La poésie, cette amie du latin, nous renvoie à Virgile délivrant son Enéide en vers. La poésie, à l’école, pour apprendre des mots un peu plus importants que les autres. La poésie, par ses phrases et ses accents du verbe où la langue se plie aux exigences de l’âme. La poésie enfin, pour déclamer les biens les plus précieux, les amours les plus vrais et rappeler aux siens qu’on voit plus loin que le regard. Et à soi-même aussi.
Dans la tradition catholique, la place accordée à la prière invite à scander nos journées de textes de la Bible, surtout des psaumes dont la forme invite au chant et à la louange. Ils sont en effet mélodieux à réciter, à lire et même à digérer, car la lecture passe aussi par le cœur là où la foi se nourrit. D’autres textes peuvent nous inciter à ce retour sur soi, à la contemplation et nous alimenter. Non pas qu’un poème, ou un vers, vienne remplacer la Parole de Dieu, mais il peut nous aider à mieux y entrer, par d’autres voies peut-être, avec toute la puissance que certains poètes ont su mettre dans leur plume.

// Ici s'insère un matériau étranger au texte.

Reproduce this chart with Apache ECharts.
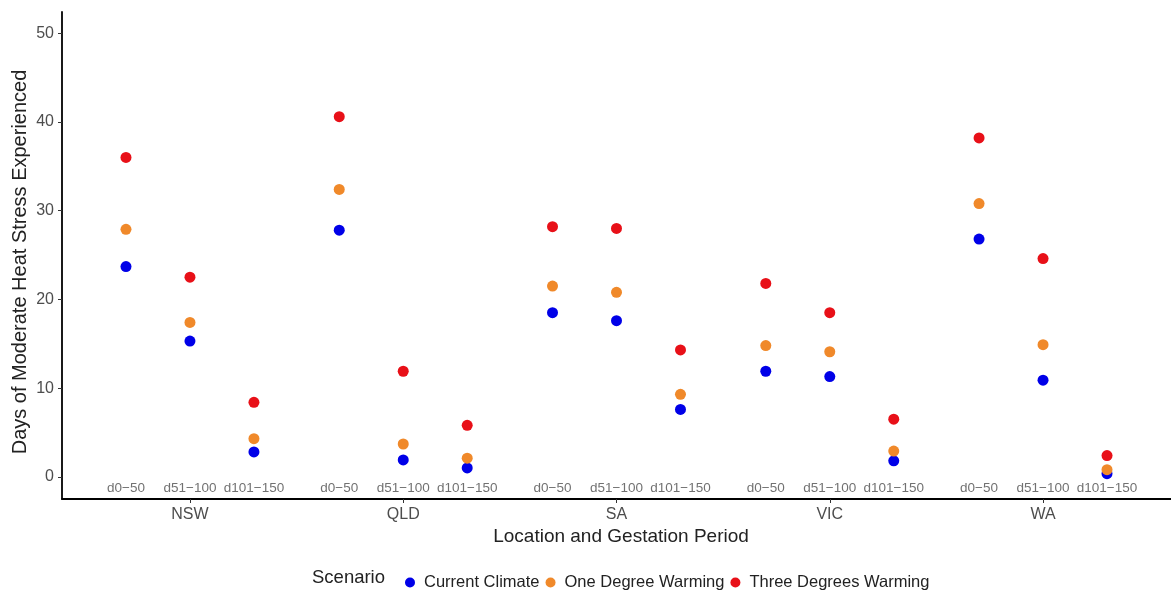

Dans la prière, nous venons rarement avec nos trophées, mais bien plus nos faiblesses et celles des autres dans lesquelle nous voyons parfois l’endroit où la brèche du péché est passée. Et si la poésie pouvait nous aider à corriger nos vues ? Le poète sublime, illumine et console, il porte et considère, il détourne de soi et rassemble la communauté des cœurs humains. L’affirmation de Rimbaud : "La poésie ne rythmera plus l’action, elle sera en avant", rappelle la prière dans son intention d’agir par la suite et de ne pas être dans une passivité qui nous priverait de notre liberté. René Char est l’un de ceux qui a placé la poésie au plus haut degré de sens et de substance ; dans son poème qui prend la forme d’un éloge à la fragilité, il souligne aussi l’importance de l’honnêteté :
"J’entrevois le jour où quelques hommes ne se croiront pas généreux et acquittés parce qu’ils auront réussi à chasser l’accablement et la soumission au mal des abords de leurs semblables en même temps qu’ils auront atteint et maîtrisé les puissances de chantage qui de toute part les bravaient, j’entrevois le jour où quelques hommes entreprendront sans ruse le voyage de l’univers. Et comme la fragilité et l’inquiétude s’alimentent de poésie, au retour il sera demandé à ces hauts voyageurs de vouloir bien se souvenir."
À l’instar de Max Jacob, par exemple, qui écrivait :
"Est-ce donc que la grâce ne vient que là où il y a écorchement c’est-à-dire perméabilité ? D’ailleurs, il ne peut y avoir de poésie que là où il y a eu choc, et pour qu’il y ait choc, il faut la perméabilité."
Et pour ne citer qu’eux, Charles Péguy et Pierre Reverdy ont de quoi vous fournir une quantité de mots inspirés, habités.